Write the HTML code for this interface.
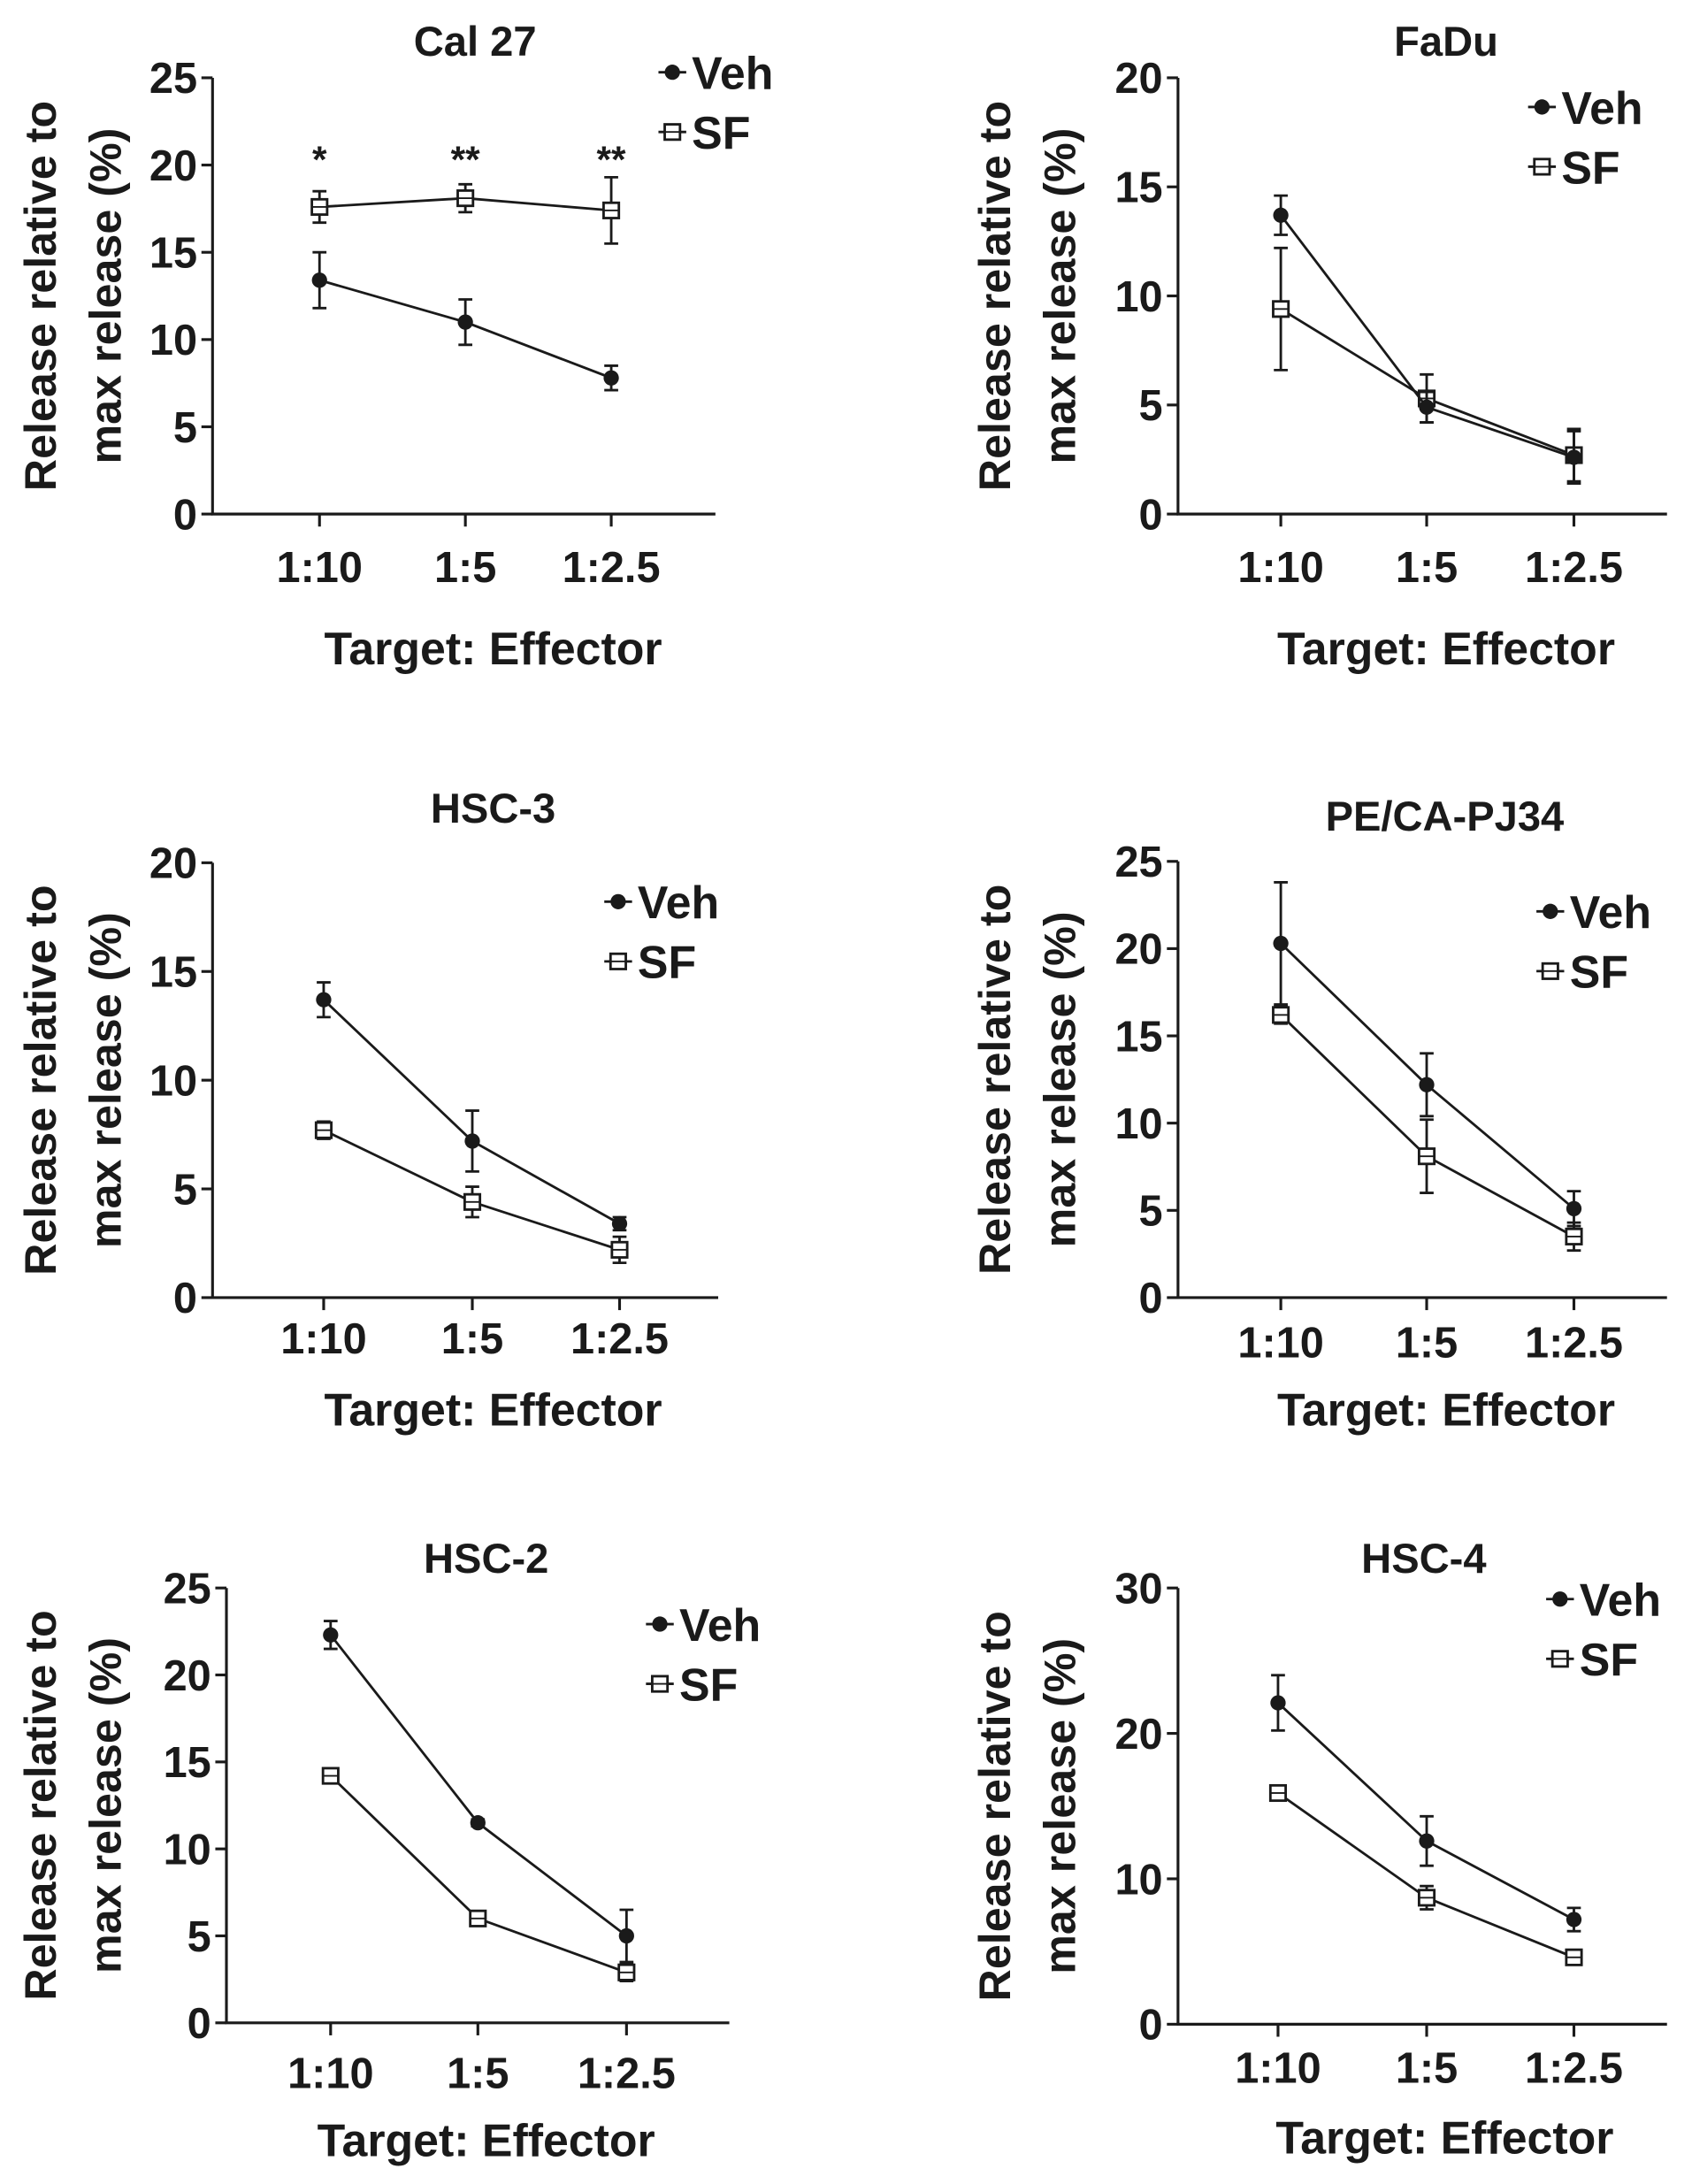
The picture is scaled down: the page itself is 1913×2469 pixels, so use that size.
<!DOCTYPE html>
<html><head><meta charset="utf-8"><style>
html,body{margin:0;padding:0;background:#fff}
svg{display:block}
text{font-family:"Liberation Sans",Arial,sans-serif;fill:#1a1a1a;font-weight:bold}
</style></head><body>
<svg id="fig" width="1913" height="2469" viewBox="0 0 1218 1572" preserveAspectRatio="none" xmlns="http://www.w3.org/2000/svg"></svg>
<script>
const categories = ["1:10","1:5","1:2.5"];
const panelTitles = ["Cal 27","FaDu","HSC-3","PE/CA-PJ34","HSC-2","HSC-4"];
const vehValues = [[13.4,11.0,7.8],[13.7,4.9,2.6],[13.7,7.2,3.4],[20.3,12.2,5.1],[22.3,11.5,5.0],[22.1,12.6,7.2]];
const vehErrors = [[1.6,1.3,0.7],[0.9,0.7,1.2],[0.8,1.4,0.3],[3.5,1.8,1.0],[0.8,0.2,1.5],[1.9,1.7,0.8]];
const sfValues = [[17.6,18.1,17.4],[9.4,5.3,2.7],[7.7,4.4,2.2],[16.2,8.1,3.5],[14.2,6.0,2.9],[15.9,8.7,4.6]];
const sfErrors = [[0.9,0.8,1.9],[2.8,1.1,1.2],[0.4,0.7,0.6],[0.5,2.1,0.8],[0.3,0.3,0.5],[0.3,0.8,0.4]];
const yMax = [25,20,20,25,25,30];
const yStep = [5,5,5,5,5,10];
const stars = ["*","**","**"];

const layouts = [
 {ax:153,top:56,bot:370,xend:515,ticks:[230,335,440],tx:342,ty:40,lx:484,ly:52,tly:408,xty:478,xtc:355,ylx:28},
 {ax:848,top:56,bot:370,xend:1200,ticks:[922,1027,1133],tx:1041,ty:40,lx:1110,ly:77,tly:408,xty:478,xtc:1041,ylx:715},
 {ax:153,top:621,bot:934,xend:517,ticks:[233,340,446],tx:355,ty:592,lx:445,ly:649,tly:963,xty:1026,xtc:355,ylx:28},
 {ax:848,top:620,bot:934,xend:1200,ticks:[922,1027,1133],tx:1040,ty:598,lx:1116,ly:656,tly:966,xty:1026,xtc:1041,ylx:715},
 {ax:163,top:1143,bot:1456,xend:525,ticks:[238,344,451],tx:350,ty:1132,lx:475,ly:1169,tly:1492,xty:1552,xtc:350,ylx:28},
 {ax:848,top:1143,bot:1457,xend:1200,ticks:[920,1027,1133],tx:1025,ty:1132,lx:1123,ly:1151,tly:1488,xty:1550,xtc:1040,ylx:715}
];
const svg=document.getElementById('fig');
const NS="http://www.w3.org/2000/svg";
function mk(tag,attrs,parent){const e=document.createElementNS(NS,tag);for(const k in attrs)e.setAttribute(k,attrs[k]);(parent||svg).appendChild(e);return e;}
function txt(str,attrs,parent){const e=mk('text',attrs,parent);e.textContent=str;return e;}
const S='#1a1a1a';
function circle(g,x,y){const c=mk('circle',{cx:x,cy:y,r:5.5,fill:S},g);return c;}
function square(g,x,y){const r=mk('rect',{x:x-5.5,y:y-5.5,width:11,height:11,fill:'#fff',stroke:S,'stroke-width':1.8},g);mk('line',{x1:x-5,y1:y,x2:x+5,y2:y,stroke:S,'stroke-width':1.2},g);return r;}
layouts.forEach((L,p)=>{
  const g=mk('g',{});
  
  
  const y=v=>L.bot-(v/yMax[p])*(L.bot-L.top);
  const x=i=>L.ticks[i];
  const ya=mk('line',{x1:L.ax,y1:L.top,x2:L.ax,y2:L.bot,stroke:S,'stroke-width':2},g);
  
  const xa=mk('line',{x1:L.ax-1,y1:L.bot,x2:L.xend,y2:L.bot,stroke:S,'stroke-width':2},g);
  
  for(let v=0;v<=yMax[p];v+=yStep[p]){
    mk('line',{x1:L.ax-8,y1:y(v),x2:L.ax,y2:y(v),stroke:S,'stroke-width':2},g);
    const t=txt(String(v),{x:L.ax-11,y:y(v)+11,'font-size':31,'text-anchor':'end'},g);
    
  }
  categories.forEach((c,i)=>{
    mk('line',{x1:x(i),y1:L.bot,x2:x(i),y2:L.bot+9,stroke:S,'stroke-width':2},g);
    const t=txt(c,{x:x(i),y:L.tly+11,'font-size':31,'text-anchor':'middle'},g);
    
  });
  const ti=txt(panelTitles[p],{x:L.tx,y:L.ty,'font-size':30,'text-anchor':'middle'},g);
  
  const xt=txt('Target: Effector',{x:L.xtc,y:L.xty,'font-size':33,'text-anchor':'middle'},g);
  
  const cy=(L.top+L.bot)/2;
  const y1=txt('Release relative to',{x:0,y:0,'font-size':32,'text-anchor':'middle',transform:`translate(${L.ylx+12},${cy}) rotate(-90)`},g);
  
  const y2=txt('max release (%)',{x:0,y:0,'font-size':32,'text-anchor':'middle',transform:`translate(${L.ylx+59},${cy}) rotate(-90)`},g);
  
  [[sfValues,sfErrors,'sf'],[vehValues,vehErrors,'veh']].forEach(([vals,errs,nm])=>{
    const pts=vals[p].map((v,i)=>x(i)+','+y(v)).join(' ');
    const pl=mk('polyline',{points:pts,fill:'none',stroke:S,'stroke-width':1.8},g);
    
    vals[p].forEach((v,i)=>{
      const e=errs[p][i];
      const eb=mk('path',{d:`M${x(i)},${y(v+e)}V${y(v-e)}M${x(i)-5},${y(v+e)}H${x(i)+5}M${x(i)-5},${y(v-e)}H${x(i)+5}`,stroke:S,'stroke-width':1.8,fill:'none'},g);
      
      if(nm==='veh')circle(g,x(i),y(v));else square(g,x(i),y(v));
    });
  });
  if(p===0){stars.forEach((s,i)=>{const t=txt(s,{x:x(i),y:124,'font-size':27,'font-weight':'normal','text-anchor':'middle'},g);});}
  const lg=mk('g',{},g);
  mk('line',{x1:L.lx-10,y1:L.ly,x2:L.lx+10,y2:L.ly,stroke:S,'stroke-width':1.8},lg);
  circle(lg,L.lx,L.ly);
  const lv=txt('Veh',{x:L.lx+14,y:L.ly+12,'font-size':33},lg);
  const sy=L.ly+43;
  mk('line',{x1:L.lx-10,y1:sy,x2:L.lx+10,y2:sy,stroke:S,'stroke-width':1.8},lg);
  square(lg,L.lx,sy);
  const ls=txt('SF',{x:L.lx+14,y:sy+12,'font-size':33},lg);
});
</script>
</body></html>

▬▬▬▬▬▬▬▬▬▬

THE REQUEST: In this exercise, set down all of the data exactly, without the pictures.

COMPLETE OUTPUT:
Write the HTML code for this interface.
The picture is scaled down: the page itself is 1913×2469 pixels, so use that size.
<!DOCTYPE html>
<html><head><meta charset="utf-8"><style>
html,body{margin:0;padding:0;background:#fff}
svg{display:block}
text{font-family:"Liberation Sans",Arial,sans-serif;fill:#1a1a1a;font-weight:bold}
</style></head><body>
<svg id="fig" width="1913" height="2469" viewBox="0 0 1218 1572" preserveAspectRatio="none" xmlns="http://www.w3.org/2000/svg"></svg>
<script>
const categories = ["1:10","1:5","1:2.5"];
const panelTitles = ["Cal 27","FaDu","HSC-3","PE/CA-PJ34","HSC-2","HSC-4"];
const vehValues = [[13.4,11.0,7.8],[13.7,4.9,2.6],[13.7,7.2,3.4],[20.3,12.2,5.1],[22.3,11.5,5.0],[22.1,12.6,7.2]];
const vehErrors = [[1.6,1.3,0.7],[0.9,0.7,1.2],[0.8,1.4,0.3],[3.5,1.8,1.0],[0.8,0.2,1.5],[1.9,1.7,0.8]];
const sfValues = [[17.6,18.1,17.4],[9.4,5.3,2.7],[7.7,4.4,2.2],[16.2,8.1,3.5],[14.2,6.0,2.9],[15.9,8.7,4.6]];
const sfErrors = [[0.9,0.8,1.9],[2.8,1.1,1.2],[0.4,0.7,0.6],[0.5,2.1,0.8],[0.3,0.3,0.5],[0.3,0.8,0.4]];
const yMax = [25,20,20,25,25,30];
const yStep = [5,5,5,5,5,10];
const stars = ["*","**","**"];

const layouts = [
 {ax:153,top:56,bot:370,xend:515,ticks:[230,335,440],tx:342,ty:40,lx:484,ly:52,tly:408,xty:478,xtc:355,ylx:28},
 {ax:848,top:56,bot:370,xend:1200,ticks:[922,1027,1133],tx:1041,ty:40,lx:1110,ly:77,tly:408,xty:478,xtc:1041,ylx:715},
 {ax:153,top:621,bot:934,xend:517,ticks:[233,340,446],tx:355,ty:592,lx:445,ly:649,tly:963,xty:1026,xtc:355,ylx:28},
 {ax:848,top:620,bot:934,xend:1200,ticks:[922,1027,1133],tx:1040,ty:598,lx:1116,ly:656,tly:966,xty:1026,xtc:1041,ylx:715},
 {ax:163,top:1143,bot:1456,xend:525,ticks:[238,344,451],tx:350,ty:1132,lx:475,ly:1169,tly:1492,xty:1552,xtc:350,ylx:28},
 {ax:848,top:1143,bot:1457,xend:1200,ticks:[920,1027,1133],tx:1025,ty:1132,lx:1123,ly:1151,tly:1488,xty:1550,xtc:1040,ylx:715}
];
const svg=document.getElementById('fig');
const NS="http://www.w3.org/2000/svg";
function mk(tag,attrs,parent){const e=document.createElementNS(NS,tag);for(const k in attrs)e.setAttribute(k,attrs[k]);(parent||svg).appendChild(e);return e;}
function txt(str,attrs,parent){const e=mk('text',attrs,parent);e.textContent=str;return e;}
const S='#1a1a1a';
function circle(g,x,y){const c=mk('circle',{cx:x,cy:y,r:5.5,fill:S},g);return c;}
function square(g,x,y){const r=mk('rect',{x:x-5.5,y:y-5.5,width:11,height:11,fill:'#fff',stroke:S,'stroke-width':1.8},g);mk('line',{x1:x-5,y1:y,x2:x+5,y2:y,stroke:S,'stroke-width':1.2},g);return r;}
layouts.forEach((L,p)=>{
  const g=mk('g',{});
  
  
  const y=v=>L.bot-(v/yMax[p])*(L.bot-L.top);
  const x=i=>L.ticks[i];
  const ya=mk('line',{x1:L.ax,y1:L.top,x2:L.ax,y2:L.bot,stroke:S,'stroke-width':2},g);
  
  const xa=mk('line',{x1:L.ax-1,y1:L.bot,x2:L.xend,y2:L.bot,stroke:S,'stroke-width':2},g);
  
  for(let v=0;v<=yMax[p];v+=yStep[p]){
    mk('line',{x1:L.ax-8,y1:y(v),x2:L.ax,y2:y(v),stroke:S,'stroke-width':2},g);
    const t=txt(String(v),{x:L.ax-11,y:y(v)+11,'font-size':31,'text-anchor':'end'},g);
    
  }
  categories.forEach((c,i)=>{
    mk('line',{x1:x(i),y1:L.bot,x2:x(i),y2:L.bot+9,stroke:S,'stroke-width':2},g);
    const t=txt(c,{x:x(i),y:L.tly+11,'font-size':31,'text-anchor':'middle'},g);
    
  });
  const ti=txt(panelTitles[p],{x:L.tx,y:L.ty,'font-size':30,'text-anchor':'middle'},g);
  
  const xt=txt('Target: Effector',{x:L.xtc,y:L.xty,'font-size':33,'text-anchor':'middle'},g);
  
  const cy=(L.top+L.bot)/2;
  const y1=txt('Release relative to',{x:0,y:0,'font-size':32,'text-anchor':'middle',transform:`translate(${L.ylx+12},${cy}) rotate(-90)`},g);
  
  const y2=txt('max release (%)',{x:0,y:0,'font-size':32,'text-anchor':'middle',transform:`translate(${L.ylx+59},${cy}) rotate(-90)`},g);
  
  [[sfValues,sfErrors,'sf'],[vehValues,vehErrors,'veh']].forEach(([vals,errs,nm])=>{
    const pts=vals[p].map((v,i)=>x(i)+','+y(v)).join(' ');
    const pl=mk('polyline',{points:pts,fill:'none',stroke:S,'stroke-width':1.8},g);
    
    vals[p].forEach((v,i)=>{
      const e=errs[p][i];
      const eb=mk('path',{d:`M${x(i)},${y(v+e)}V${y(v-e)}M${x(i)-5},${y(v+e)}H${x(i)+5}M${x(i)-5},${y(v-e)}H${x(i)+5}`,stroke:S,'stroke-width':1.8,fill:'none'},g);
      
      if(nm==='veh')circle(g,x(i),y(v));else square(g,x(i),y(v));
    });
  });
  if(p===0){stars.forEach((s,i)=>{const t=txt(s,{x:x(i),y:124,'font-size':27,'font-weight':'normal','text-anchor':'middle'},g);});}
  const lg=mk('g',{},g);
  mk('line',{x1:L.lx-10,y1:L.ly,x2:L.lx+10,y2:L.ly,stroke:S,'stroke-width':1.8},lg);
  circle(lg,L.lx,L.ly);
  const lv=txt('Veh',{x:L.lx+14,y:L.ly+12,'font-size':33},lg);
  const sy=L.ly+43;
  mk('line',{x1:L.lx-10,y1:sy,x2:L.lx+10,y2:sy,stroke:S,'stroke-width':1.8},lg);
  square(lg,L.lx,sy);
  const ls=txt('SF',{x:L.lx+14,y:sy+12,'font-size':33},lg);
});
</script>
</body></html>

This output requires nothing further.